In the opinion of the management, the net realisable value of the
construction work in progress will not be lower than the costs so included
under work in progress.
8) Current
Assets, Loans and Advances:
b) Project
advances and interest accrued thereon represent the amounts recoverable from
the proceeds of projects undertaken/financed by the Company as per the
contracted terms. The advances as well
as the interest thereon are considered good and fully recoverable based on the
estimates and projections by the company of the project costs and revenues
expected from the respective projects.
10)
Miscellaneous Expenditure:
During the year, the Company has changed its
accounting policy in respect of amortisation of Miscellaneous Expenditure (to
the extent not written off), effective which, the unamortised part of such
expenditure has been written off to the Profit and Loss Account. Had the Company not changed the policy,
Miscellaneous Expenditure (to the extent not written off) and Profit for the
year would have been higher by Rs. 20,644,215.
12)
Exceptional Items:
During
the year, the Company has re-negotiated its liabilities arising out of two
separate contracts and obtained:
a) remission of Rs. 151,115,380 of the
principal amount due against a project, and
b) remission of interest payable under an
agreement of Rs. 22,903,872.
The said amounts arising out of a one-time settlement
have been credited to the Profit and Loss account and are exceptional in
nature.
Alembic Limited - Annual
Report 2003-04
Extract from Auditors’
Report
(vi) No provision has been
made by the Company;
a) for the
demand of interest on delayed payment of gas price in respect of the gas
supplied by ONGC during the period 01.01.1982 to 29.01.1987 to ONGC, pending
final determination of amount as detailed in note no. 4 to the accounts and
b) in respect of gas supplied by ONGC during
the period 30.01.1987 to 31.05.1991, the matter being subjudice as detailed in
note no. 4 to the accounts.
(vii) The Company has revalued some items of plant and
machinery on a selective basis rather than for a class of assets as at 1st
April, 1997 as detailed in note no. 5 to the accounts. Such selective application of revaluation is
not in conformity with the Accounting Standard 10 on “Accounting for Fixed
Assets” prescribed by the Institute of Chartered Accountants of India even
though the accounting per se of such revaluation is as per accepted accounting
practice;
We
further report that the effect of our observations at (vi) and (vii) above is
not quantified/quantifiable.
Subject
to para vi and vii above, in our opinion and to the best of our information and
according to the explanation given to us, the said accounts give the
information required by the Companies Act, 1956, in the manner so required and
give a true and fair view in conformity with the accounting principles
generally accepted in India;
…………..
…………..
The Premier
Automobiles Ltd. - Annual Report 2003-04
Extract from Auditors
Report
4(f) Without
qualifying our opinion, we draw attention to Note no. 9(d) of notes forming
part of the accounts with regard to long term investment in Fiat (India) Pvt. Ltd.

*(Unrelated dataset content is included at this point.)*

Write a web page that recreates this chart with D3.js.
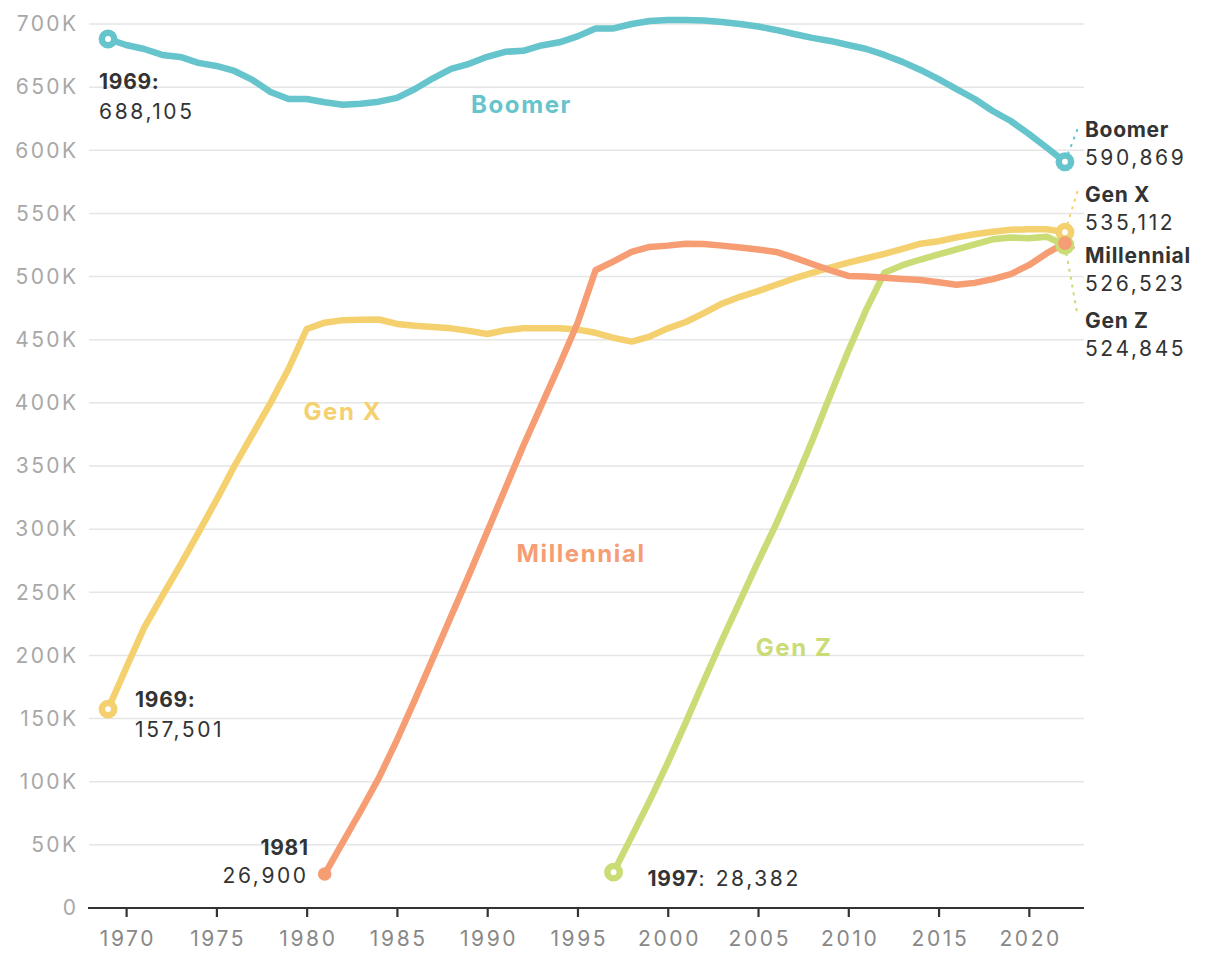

amounting to Rs. 3200.03 lakhs. We are
unable to form a view with regard to management decision to retain the
investment at its book value in view of the complex nature of issues involved.
Extract from Notes Forming Part of the
Accounts:
9(d) The Company is holding 32,00,034 Equity shares
Rs. 100/- each fully paid in Fiat India Pvt. Ltd. (FIPL). The value of the
shares shown in books of the Company is Rs. 32 crores. To restructure its
equity capital to off-set its accumulated losses, FIPL has proposed to reduce
the paid up value of its equity shares from Rs. 100/- per share to Rs. 3.431
per share. FIPL has filed a petition in
Bombay High Court for approval of the reduction. The Company, as well as one of the creditors of FIPL, has opposed
the petition of FIPL on the ground that it is unjust, inequitable and
prejudicial to the interest of the Company, the minority shareholder and fiduciary
of its own shareholder. The proposal as claimed by FIPL is in conformity with
their avowed plans of increasing the production and introduction of new models
in India as well as the infusion of fresh capital by Fiat Auto Italy at present
face value. The Management of the
Company has taken the view that its investment in FIPL is of a long term
nature, its value has to be determined based on its intrinsic and strategic
value especially in view of FIAT’s long term commitment in India and
introduction of new models. In view of
the complexity of issues involved and in absence of any contradictory
information available to disbelieve FIAT’s long term commitment in India and
also Company’s offer of sale of shares at a value above par is still open, the
Management has taken the decision not to diminish value of its investments in
FIPL.
As per
agreement between Fiat Auto and the Company, the shares held in Fiat India Pvt.
Ltd. (FIPL) were kept in escrow for completing certain formalities like
registration of the conveyance deed to complete the transfer of the Kurla
business. The Company having completed
the terms of escrow, requested to escrow holder to release the shares. FIPL has raised certain commercial issues
unrelated to the purpose for which this escrow arrangement was agreed upon and
requested the escrow holder to continue to hold the shares in escrow which the
Company is disputing. The escrow
arrangement does not affect the rights of the Company as a shareholder of FIPL
and the shares owned by the Company.
There are certain disputes with regard to the rights
of the Company as shareholder of FIPL and the Company has filed a petition
before the Company Law Board. The
matter has been partly heard. During
the course of the hearing both parties have initiated discussion to settle all
the pending issues including inter company transactions and sale of shares held
by the Company in FIPL which are currently yet in progress.